I never make a mistake in the kitchen. Everything I try comes out perfectly. Bunnies and birdies perch nearby to admire everything I do. World famous chefs have me on speed-dial so that they can beg for my assistance (Heidi, PLEASE, you have to tell me how you made that lovely soup!). And if you believe all of this, I have some lovely waterfront property to sell you.
In reality, I am a largely self-taught cook, challenging myself to learn and try new things. Astonishingly often things work out, and I bask in the joy of my friends and family as they enjoy what I cook. But then there are the other times, those times when I wish I could order out, or cry, or both. You know what I mean if you have ever tried to learn anything new, or even if you have done something perfectly nine hundred ninety nine times, only to have the thousandth time flop. I would like nothing better than to enroll my failures in the witness protection program, but then this wouldn’t be a blog, and would instead be a brag.
Today was one of those days when things didn’t go according to plan. I have been baking scratch cakes for a few months, with homemade chocolate butter-cream icing. The cakes have been received with raves, as they are all-natural, moist, etc. Tonight we have a friend coming over for her birthday cake (her Birthday was earlier this week, but this was the night we could get together). I am serving homemade lasagna, home-baked bread/garlic toast, iced tea, and cake. Everything seems to be rolling along, until. I ran out of powdered sugar and was just a bit short for the icing. I panic, breath, then go to my friend the internet. I found and followed the instructions to powder sugar in your blender, and there is where things go a little bit wrong.
Most of what I have in my kitchen fall in to three categories.
1. Spectacular items that we have managed to purchase.
2. Items that are not intended for the uses that they are called upon to fulfill, but somehow we muddle through (I often refer to this as MacGyver-ing).
3. Absolute crap. Something that was supposed to be wonderful, but is not.
My blender falls under that third description. There is no love lost on either side. For one thing it is loud... seriously loud. I literally wear a pair of foam ear plugs and a set of gun range ear protection to use this thing. It also doesn’t really work that well. I have to tilt the entire blender back and forth to get it to actually pull ingredients into the blades. (If anyone ever makes a video of me using this thing, I will probably have to apply for Canadian citizenship, but I am sure it is quite a picture.) Anyway, I gave it a go, and it seemed to be okay. That is of course until I tried the icing. Imagine fine grain beach sand, if that sand could actually melt to taste good. That is this icing. I am hoping that the moisture from the icing will reduce the grainy texture, given enough time. To this end, I am hoping to stall dessert for a while, LOL.
I actually didn’t have to work to stall dessert. The lasagna and fresh bread garlic toast (firsts and seconds) gave the icing some time to improve. It did, but it was still not as smooth as usual. That said, everyone seemed to enjoy it anyway, but my pride still took a small hit. (I am often told that I am my own worst critic, but I always want to give my very best for friends and family.) Ah well, lessons learned:
1. Don’t run out of powdered sugar (or whatever ingredient is needed at the moment).

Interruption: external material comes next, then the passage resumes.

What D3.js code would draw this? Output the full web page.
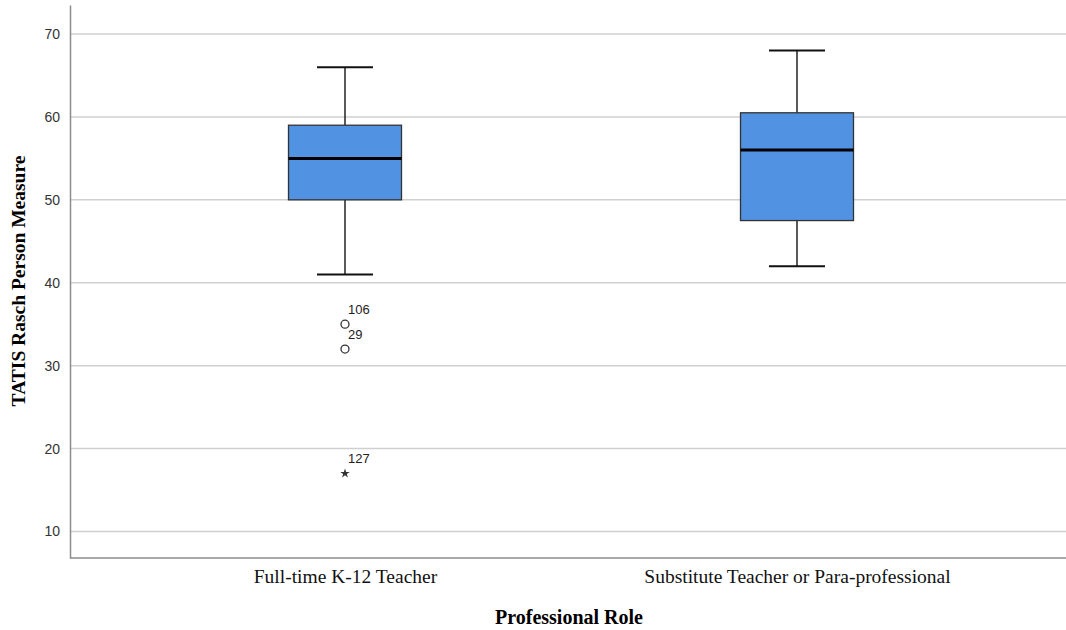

2. If I do run out, figure out a way to use a small appliance that cooperates more than the blender (or acquire a more cooperative blender).
My advice, and this is really secondhand advice from my wife, is to not point out any perceived errors on your part until after the meal. My experience has been with stuff I've made in the forge, I see all sorts of warts and mistakes. But Jill convinced me finally to let other folks decide if it is 'good' or not.
Afterwards you can ask leading questions and see if your 'mistake' was detected or not.
Good advice, and noted. It does seem to be easier said than done, no? I guess that it isn't all bad, though, since that little voice that wants perfection will always keep us pushing to do our best.